Directive
Gather up all lines that carry the word "this".

— START OF Entries supplied —

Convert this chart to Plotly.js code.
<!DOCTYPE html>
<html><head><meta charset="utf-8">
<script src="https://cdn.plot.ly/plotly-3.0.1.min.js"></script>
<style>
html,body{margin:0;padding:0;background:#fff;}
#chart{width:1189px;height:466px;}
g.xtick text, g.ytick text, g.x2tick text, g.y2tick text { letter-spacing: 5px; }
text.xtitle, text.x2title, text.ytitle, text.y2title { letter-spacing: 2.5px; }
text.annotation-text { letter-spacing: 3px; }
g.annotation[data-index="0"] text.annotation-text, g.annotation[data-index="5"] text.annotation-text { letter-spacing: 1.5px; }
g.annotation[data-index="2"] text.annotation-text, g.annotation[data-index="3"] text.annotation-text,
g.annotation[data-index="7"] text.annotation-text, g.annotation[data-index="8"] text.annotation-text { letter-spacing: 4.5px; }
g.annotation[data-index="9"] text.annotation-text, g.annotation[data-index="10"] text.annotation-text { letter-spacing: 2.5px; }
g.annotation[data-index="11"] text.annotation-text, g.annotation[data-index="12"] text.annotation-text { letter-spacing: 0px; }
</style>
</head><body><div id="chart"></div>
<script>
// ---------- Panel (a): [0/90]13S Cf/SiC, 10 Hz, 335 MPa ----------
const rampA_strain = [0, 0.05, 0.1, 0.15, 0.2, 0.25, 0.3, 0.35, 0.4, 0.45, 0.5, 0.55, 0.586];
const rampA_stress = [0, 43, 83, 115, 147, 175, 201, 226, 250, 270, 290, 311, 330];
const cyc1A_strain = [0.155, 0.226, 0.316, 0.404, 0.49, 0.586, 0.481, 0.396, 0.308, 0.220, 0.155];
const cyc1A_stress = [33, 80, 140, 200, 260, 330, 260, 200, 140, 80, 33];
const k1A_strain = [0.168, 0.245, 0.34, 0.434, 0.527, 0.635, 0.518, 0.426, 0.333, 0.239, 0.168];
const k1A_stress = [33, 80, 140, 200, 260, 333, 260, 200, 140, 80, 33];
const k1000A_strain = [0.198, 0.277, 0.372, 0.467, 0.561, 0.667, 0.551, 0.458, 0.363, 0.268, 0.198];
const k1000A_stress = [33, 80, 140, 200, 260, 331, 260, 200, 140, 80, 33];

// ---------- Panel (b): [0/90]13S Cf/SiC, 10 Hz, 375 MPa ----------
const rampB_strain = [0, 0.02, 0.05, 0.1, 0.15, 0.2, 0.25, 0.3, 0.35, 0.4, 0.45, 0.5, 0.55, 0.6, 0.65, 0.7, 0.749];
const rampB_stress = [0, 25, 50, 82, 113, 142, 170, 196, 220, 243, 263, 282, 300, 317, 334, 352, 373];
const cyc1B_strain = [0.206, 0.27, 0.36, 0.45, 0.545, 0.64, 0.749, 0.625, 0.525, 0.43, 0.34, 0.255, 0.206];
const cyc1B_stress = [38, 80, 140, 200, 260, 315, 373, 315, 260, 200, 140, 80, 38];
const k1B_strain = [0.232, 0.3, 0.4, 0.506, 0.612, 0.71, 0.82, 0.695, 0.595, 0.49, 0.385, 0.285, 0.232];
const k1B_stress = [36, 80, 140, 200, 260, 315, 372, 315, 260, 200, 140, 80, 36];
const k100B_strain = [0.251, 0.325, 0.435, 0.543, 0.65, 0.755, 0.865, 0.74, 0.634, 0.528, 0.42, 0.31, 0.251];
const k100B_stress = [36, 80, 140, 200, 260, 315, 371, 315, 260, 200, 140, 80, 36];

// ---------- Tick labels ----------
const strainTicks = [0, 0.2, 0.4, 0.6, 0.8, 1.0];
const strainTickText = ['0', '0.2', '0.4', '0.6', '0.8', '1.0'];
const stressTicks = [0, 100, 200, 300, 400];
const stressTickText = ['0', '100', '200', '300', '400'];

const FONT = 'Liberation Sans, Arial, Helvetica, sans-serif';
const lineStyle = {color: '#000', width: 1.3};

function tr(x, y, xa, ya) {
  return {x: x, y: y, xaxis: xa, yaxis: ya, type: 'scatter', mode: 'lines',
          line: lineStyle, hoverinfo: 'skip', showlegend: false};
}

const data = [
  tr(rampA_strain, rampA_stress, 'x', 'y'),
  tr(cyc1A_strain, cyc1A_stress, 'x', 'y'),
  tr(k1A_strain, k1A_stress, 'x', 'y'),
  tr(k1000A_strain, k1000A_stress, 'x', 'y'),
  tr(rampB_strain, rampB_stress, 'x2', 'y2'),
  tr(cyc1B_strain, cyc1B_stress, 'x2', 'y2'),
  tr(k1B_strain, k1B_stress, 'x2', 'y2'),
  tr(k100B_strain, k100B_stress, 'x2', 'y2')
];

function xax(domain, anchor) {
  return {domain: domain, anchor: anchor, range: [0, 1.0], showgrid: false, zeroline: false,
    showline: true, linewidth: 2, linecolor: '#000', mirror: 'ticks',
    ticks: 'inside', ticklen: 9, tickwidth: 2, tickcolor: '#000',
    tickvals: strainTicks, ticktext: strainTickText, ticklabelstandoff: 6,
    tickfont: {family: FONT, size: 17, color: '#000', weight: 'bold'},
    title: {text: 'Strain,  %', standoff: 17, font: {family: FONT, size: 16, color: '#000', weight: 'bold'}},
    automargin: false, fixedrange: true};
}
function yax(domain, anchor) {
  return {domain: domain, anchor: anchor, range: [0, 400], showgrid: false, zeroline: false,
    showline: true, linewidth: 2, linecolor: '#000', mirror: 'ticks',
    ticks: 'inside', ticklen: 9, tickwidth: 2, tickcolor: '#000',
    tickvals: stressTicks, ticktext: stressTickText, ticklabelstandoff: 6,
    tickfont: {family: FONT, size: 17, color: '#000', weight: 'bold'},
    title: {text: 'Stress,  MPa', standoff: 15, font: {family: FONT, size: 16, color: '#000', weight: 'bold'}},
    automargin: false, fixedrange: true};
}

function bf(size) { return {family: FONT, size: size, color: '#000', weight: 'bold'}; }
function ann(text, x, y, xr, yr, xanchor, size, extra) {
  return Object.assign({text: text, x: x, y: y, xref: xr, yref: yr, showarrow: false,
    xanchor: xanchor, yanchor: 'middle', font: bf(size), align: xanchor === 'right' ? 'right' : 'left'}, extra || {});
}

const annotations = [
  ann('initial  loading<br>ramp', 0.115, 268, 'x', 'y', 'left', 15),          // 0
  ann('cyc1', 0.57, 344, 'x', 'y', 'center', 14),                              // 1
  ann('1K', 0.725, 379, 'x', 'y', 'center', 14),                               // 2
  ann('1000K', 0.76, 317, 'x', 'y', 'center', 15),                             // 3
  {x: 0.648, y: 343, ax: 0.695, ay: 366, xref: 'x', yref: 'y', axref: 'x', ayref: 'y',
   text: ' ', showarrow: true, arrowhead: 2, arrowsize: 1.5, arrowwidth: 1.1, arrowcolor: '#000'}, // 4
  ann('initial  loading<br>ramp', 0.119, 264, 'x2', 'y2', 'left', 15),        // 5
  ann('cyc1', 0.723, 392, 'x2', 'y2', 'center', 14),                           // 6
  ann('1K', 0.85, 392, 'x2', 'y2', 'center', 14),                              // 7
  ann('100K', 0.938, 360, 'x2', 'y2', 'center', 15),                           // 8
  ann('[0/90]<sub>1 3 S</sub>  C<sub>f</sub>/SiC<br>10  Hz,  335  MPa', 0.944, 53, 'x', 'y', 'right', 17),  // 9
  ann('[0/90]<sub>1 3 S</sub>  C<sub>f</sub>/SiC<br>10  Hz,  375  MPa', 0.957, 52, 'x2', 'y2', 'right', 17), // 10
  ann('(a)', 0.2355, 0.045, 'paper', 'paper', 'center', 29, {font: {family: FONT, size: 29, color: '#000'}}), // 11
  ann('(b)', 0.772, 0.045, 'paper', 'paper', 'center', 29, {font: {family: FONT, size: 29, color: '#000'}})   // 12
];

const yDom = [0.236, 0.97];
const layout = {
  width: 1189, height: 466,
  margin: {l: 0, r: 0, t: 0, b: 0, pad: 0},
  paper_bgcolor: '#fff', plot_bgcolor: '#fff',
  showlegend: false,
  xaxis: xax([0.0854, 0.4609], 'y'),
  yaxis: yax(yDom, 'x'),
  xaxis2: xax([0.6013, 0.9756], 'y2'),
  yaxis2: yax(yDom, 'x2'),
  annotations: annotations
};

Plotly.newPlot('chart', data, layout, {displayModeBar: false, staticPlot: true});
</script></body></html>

— END OF Entries supplied —
— START OF Entries supplied —

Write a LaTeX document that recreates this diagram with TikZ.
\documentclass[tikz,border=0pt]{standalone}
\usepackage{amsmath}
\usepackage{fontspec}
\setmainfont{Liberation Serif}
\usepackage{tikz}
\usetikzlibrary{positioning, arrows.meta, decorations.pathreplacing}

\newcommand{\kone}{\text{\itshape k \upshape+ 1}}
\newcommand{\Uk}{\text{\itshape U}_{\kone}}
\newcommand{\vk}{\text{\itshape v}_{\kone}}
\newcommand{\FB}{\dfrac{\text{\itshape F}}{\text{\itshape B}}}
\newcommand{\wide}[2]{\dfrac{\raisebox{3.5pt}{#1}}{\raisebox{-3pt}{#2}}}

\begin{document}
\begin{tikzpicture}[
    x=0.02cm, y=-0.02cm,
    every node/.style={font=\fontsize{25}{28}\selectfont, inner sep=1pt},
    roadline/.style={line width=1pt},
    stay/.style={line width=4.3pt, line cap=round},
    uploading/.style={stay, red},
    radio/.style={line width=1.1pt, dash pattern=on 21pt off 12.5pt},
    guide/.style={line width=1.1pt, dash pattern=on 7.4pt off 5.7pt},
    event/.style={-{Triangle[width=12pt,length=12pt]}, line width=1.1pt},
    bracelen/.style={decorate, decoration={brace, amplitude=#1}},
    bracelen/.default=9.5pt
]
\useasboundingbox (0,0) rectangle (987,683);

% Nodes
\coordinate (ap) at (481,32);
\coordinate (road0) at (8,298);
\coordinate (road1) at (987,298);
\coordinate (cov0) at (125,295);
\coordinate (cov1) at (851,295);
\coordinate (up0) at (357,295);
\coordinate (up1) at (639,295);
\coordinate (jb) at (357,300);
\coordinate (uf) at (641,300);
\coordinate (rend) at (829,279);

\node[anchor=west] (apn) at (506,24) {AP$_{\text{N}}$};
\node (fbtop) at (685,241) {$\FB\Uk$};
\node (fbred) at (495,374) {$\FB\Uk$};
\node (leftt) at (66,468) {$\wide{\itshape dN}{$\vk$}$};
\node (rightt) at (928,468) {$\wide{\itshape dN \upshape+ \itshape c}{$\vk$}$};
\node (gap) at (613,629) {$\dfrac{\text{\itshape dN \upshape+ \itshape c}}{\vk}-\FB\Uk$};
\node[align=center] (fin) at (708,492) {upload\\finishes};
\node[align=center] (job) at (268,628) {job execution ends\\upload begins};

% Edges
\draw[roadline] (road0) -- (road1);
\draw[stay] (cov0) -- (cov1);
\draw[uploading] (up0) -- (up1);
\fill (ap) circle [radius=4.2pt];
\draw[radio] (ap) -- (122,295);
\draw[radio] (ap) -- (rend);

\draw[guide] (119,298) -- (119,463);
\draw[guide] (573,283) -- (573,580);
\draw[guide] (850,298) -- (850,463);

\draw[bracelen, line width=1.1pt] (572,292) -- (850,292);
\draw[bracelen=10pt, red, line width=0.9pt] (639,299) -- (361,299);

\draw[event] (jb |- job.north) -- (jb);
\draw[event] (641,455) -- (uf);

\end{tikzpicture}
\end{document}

— END OF Entries supplied —

Task response
Convert this chart to Plotly.js code.
Write a LaTeX document that recreates this diagram with TikZ.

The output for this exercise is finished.